The reconstruction cost much less than expected – 500 million zlotys. The Committee received income from football matches and horse races, concerts and raffles, and donations from the faithful collected during Sunday church services. The great glass money box at Castle Square was never empty. In the spring, the first volunteers appeared on the building site, with a total of over 27,000 people working without pay. This generosity confirmed the fact that for Poles the Castle was a symbol of lost independence. Propaganda films showed policemen and miners throwing bricks in the air wearing formal clothes. The army and state industrial plants helped (there were no others in the country).

Ruins of the Royal Castle in 1945, a view from Castle Square, the shattered Sigismund’s column on the pavement (public domain)

The Committee’s appeal to Poles living abroad divided the émigré circles. The writer Józef Mackiewicz argued that the Castle would serve ‘the comfort and prestige of the Polish Bolsheviks’, and called on patriots to boycott the collection. The head of the influential Paris-based Kultura Jerzy Giedroyc called the request for support a ‘diversion’. However, Jan Nowak-Jeziorański, the director of the Polish section of Radio Free Europe, thought it necessary to demonstrate solidarity with his compatriots back home. The Committee had little effect in anti-communist London. Things went better in America, because the Polish diaspora there was more affluent and sentimental.

Kraków versus Warsaw

Three years after the first shovel had been thrust into the ground, the building was already finished in its raw state. The clock on the Sigismund Tower that stopped ticking on the tragic day of 17 September 1939 was re-activated. The facade of the Castle from the side of the city regained its early baroque shape from the times of the Vasa dynasty, from the side of the Vistula river the style of Saxon Rococo reigned supreme. The biggest challenge was to recreate the interiors on the basis of pre-war photographs, drawings and descriptions from the late 18th century. Wherever possible, original elements of the decor were inserted.
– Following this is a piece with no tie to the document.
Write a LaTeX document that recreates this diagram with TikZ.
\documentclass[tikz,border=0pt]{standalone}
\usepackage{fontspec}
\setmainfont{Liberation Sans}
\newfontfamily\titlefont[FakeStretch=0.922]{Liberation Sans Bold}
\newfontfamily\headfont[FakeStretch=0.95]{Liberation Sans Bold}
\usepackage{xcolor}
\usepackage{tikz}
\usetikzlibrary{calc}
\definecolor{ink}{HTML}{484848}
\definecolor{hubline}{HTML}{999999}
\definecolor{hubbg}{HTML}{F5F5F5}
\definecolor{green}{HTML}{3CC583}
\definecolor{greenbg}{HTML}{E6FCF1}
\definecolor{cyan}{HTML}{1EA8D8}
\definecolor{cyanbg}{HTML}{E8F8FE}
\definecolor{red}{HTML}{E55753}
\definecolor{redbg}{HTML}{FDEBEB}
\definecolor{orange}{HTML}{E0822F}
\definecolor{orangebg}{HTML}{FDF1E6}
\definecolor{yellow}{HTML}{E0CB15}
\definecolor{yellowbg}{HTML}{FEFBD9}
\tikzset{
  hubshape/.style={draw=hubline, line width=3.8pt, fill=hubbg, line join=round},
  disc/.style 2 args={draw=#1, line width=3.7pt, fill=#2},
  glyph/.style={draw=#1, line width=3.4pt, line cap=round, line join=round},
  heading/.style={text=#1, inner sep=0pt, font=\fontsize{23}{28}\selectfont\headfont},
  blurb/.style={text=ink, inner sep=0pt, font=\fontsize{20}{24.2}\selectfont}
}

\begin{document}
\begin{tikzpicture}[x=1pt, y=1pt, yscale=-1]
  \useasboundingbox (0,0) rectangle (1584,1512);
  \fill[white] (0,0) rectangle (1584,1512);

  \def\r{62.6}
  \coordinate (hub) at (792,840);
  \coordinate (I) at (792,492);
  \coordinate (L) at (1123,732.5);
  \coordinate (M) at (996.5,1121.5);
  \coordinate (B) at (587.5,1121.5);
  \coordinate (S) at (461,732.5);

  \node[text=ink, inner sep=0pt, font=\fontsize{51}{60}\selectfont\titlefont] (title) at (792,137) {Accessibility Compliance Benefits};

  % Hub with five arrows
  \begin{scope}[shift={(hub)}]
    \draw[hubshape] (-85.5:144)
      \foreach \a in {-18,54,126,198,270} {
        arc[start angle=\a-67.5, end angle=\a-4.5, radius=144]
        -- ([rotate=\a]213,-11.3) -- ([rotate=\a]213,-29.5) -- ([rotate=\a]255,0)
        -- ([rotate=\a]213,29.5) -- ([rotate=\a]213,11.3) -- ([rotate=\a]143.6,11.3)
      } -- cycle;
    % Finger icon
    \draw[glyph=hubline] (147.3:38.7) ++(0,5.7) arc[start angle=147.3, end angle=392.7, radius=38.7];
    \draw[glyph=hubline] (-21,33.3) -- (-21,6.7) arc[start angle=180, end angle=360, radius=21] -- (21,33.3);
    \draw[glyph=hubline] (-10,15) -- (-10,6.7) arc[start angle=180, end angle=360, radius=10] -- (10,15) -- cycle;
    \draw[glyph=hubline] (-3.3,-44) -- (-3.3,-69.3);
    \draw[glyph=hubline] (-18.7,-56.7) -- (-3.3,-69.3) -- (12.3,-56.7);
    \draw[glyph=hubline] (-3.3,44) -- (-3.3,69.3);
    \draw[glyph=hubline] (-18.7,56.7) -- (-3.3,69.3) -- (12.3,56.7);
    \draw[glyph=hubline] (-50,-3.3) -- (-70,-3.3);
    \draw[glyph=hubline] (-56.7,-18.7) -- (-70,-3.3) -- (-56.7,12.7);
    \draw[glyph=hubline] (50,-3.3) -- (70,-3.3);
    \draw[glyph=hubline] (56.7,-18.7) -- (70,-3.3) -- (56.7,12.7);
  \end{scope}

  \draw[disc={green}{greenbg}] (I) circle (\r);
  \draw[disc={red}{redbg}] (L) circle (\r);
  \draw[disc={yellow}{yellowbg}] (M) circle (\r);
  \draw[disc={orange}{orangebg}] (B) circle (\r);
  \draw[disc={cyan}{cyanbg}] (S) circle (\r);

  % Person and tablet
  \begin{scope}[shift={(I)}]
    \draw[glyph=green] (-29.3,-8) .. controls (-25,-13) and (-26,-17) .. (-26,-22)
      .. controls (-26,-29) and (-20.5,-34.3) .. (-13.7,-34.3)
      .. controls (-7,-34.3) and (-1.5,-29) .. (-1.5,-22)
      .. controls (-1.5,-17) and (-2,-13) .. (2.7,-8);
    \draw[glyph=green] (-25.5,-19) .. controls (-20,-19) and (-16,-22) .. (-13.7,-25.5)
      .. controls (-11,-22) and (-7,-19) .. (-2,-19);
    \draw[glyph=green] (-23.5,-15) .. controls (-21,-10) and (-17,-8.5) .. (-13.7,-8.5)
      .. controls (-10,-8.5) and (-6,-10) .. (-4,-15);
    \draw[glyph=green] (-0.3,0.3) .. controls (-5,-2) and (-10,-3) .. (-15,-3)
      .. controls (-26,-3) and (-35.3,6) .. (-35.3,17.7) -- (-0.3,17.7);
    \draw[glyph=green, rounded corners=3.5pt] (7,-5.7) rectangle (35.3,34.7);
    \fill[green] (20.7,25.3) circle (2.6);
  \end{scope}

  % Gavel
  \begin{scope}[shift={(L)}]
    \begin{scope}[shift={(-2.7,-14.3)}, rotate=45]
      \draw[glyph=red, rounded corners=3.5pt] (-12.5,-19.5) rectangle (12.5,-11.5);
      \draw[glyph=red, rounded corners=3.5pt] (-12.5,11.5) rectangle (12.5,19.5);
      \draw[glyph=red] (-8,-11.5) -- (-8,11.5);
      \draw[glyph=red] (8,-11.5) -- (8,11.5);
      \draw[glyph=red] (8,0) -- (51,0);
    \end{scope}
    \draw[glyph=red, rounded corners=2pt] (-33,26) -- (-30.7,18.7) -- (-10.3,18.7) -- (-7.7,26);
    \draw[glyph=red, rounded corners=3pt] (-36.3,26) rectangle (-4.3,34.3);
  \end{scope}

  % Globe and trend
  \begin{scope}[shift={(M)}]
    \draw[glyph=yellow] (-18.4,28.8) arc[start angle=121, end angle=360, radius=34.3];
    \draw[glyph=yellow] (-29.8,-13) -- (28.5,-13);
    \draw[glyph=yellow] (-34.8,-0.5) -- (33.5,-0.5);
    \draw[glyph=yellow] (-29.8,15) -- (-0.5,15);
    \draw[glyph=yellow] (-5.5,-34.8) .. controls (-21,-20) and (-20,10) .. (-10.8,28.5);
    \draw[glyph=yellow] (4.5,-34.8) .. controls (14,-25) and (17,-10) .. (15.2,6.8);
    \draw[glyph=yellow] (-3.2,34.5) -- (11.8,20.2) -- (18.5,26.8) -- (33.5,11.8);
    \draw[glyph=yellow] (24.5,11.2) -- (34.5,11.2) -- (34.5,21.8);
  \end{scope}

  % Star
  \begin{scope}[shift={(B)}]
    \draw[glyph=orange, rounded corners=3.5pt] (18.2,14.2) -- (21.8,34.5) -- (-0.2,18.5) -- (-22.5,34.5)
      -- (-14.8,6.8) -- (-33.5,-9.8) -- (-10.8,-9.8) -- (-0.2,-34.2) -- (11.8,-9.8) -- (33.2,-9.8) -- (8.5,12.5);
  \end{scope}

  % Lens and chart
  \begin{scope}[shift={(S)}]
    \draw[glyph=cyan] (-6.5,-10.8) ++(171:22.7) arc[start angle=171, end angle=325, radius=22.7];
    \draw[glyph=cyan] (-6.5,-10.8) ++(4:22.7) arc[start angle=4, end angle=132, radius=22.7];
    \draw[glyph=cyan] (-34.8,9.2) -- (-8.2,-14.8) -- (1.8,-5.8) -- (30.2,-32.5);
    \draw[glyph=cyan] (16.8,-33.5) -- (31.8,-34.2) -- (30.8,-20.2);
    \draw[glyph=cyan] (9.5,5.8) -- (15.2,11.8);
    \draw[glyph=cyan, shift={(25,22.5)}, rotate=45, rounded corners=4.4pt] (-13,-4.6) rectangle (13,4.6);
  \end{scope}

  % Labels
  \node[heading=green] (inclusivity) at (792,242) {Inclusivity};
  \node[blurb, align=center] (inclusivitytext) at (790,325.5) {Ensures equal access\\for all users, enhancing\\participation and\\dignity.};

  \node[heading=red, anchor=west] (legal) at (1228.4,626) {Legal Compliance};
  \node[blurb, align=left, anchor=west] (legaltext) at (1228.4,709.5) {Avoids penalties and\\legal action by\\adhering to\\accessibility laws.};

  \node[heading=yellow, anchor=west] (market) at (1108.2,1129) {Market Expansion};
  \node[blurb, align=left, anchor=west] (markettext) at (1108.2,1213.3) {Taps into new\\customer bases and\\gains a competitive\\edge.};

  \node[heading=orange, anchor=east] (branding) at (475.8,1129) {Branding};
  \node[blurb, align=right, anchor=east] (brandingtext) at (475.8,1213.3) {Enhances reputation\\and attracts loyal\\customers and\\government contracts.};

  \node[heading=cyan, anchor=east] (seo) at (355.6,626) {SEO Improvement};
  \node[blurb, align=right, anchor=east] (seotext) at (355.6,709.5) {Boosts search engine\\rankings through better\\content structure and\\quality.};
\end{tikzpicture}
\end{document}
The reconstruction of the canopy in the Throne Room was helped by finding one of the original silver eagles in Canada. The panelling, wall ornaments and picture frames were covered with a thin layer of highest-quality gold. A total of 40 kilograms of it was used. The metal of a slightly lower quality was used to decorate clock faces, knobs on towers, handles and candelabra. Meanwhile, in the secrecy of the cabinets, the dispute between the party’s top leadership and museum workers escalated. Gierek dreamt of returning to the pre-war status quo when the head of state used to reside in the former seat of kings. However, the country began to experience an economic crisis, which in 1980 unsaddled him. Lorentz won again – one of his deputies from the National Museum, Professor Aleksander Gieysztor, was appointed director of the Castle.

The Throne Room in the Royal Castle in Warsaw (photo: Adrian Grycuk; CC BY-SA 3.0 pl)

The building was opened to the public on 31 August 1984. Experts questioned the colour of the plasterwork and the shape of the corner turrets. The former shape of the Chamber of Deputies, divided into two smaller halls in Russian times out of revenge for the dethronement of the Tsar voted here in January 1831, was not restored. Communists were unfamiliar with the traditions of parliamentarism, and according to a popular opinion the Polish-Lithuanian Sejm was not up to the task. Visitors left the Castle delighted, even though only a tenth of what can be seen today was there.

The museum collection was supplemented by purchases and donations. The Prime Minister of Sweden, Olof Palme, donated a priceless gouache, stolen by his countrymen in the 17th century, depicting the ceremonial entry into Kraków of the wedding procession of King Sigismund III Vasa. The Castle also received a part of the Lanckoroński collection, including two paintings by Rembrandt and a priceless collection of old maps of the businessman Tomasz Niewodniczański.

Today, the former royal residence leads a double life. It hosts exhibitions of Polish and foreign works of art, old music festivals, cultural events and historical lectures. Politics has also returned to the reconstructed building. In its Society Room, John Paul II and the last leader of communist Poland General Wojciech Jaruzelski held talks in June 1987 at a round Rococo table, salvaged from its former furnishings. A visit to the Castle is a must on the agenda of visits paid by presidents, prime ministers and monarchs to Poland. They are surprised to find that over 80 per cent of the furnishings are authentic.

The Royal Castle in Warsaw, (photo: Marcin Białek; CC BY-SA 3.0)

The traditional animosity between the old and new Polish capitals has meant that in Kraków one can hear more often than elsewhere that the ‘Warsaw Castle is a dummy’. Varsovians retort that Wawel Castle is a shell. After all, nothing from its furnishings has survived, except for the tapestries of King Sigismund II Augustus and the throne of Stephen Báthory. Incidentally, both buildings are on the UNESCO World Heritage List. Their reconstruction became a model for neighbouring countries (the Jagiellonian Residence in Vilnius, the Habsburg Castle in Bratislava, the Wettin Castle in Dresden, or the Hohenzollern Palace in Berlin).

The final touch to the reconstruction of the Warsaw Castle was the restoration of its gardens. Made available to the public in the spring of 2019, they are to reach as far as the Vistula River in the future. The hope that more of the Castle’s monuments swallowed up by the dark night of the country’s partitions and occupation will be found is also not diminishing.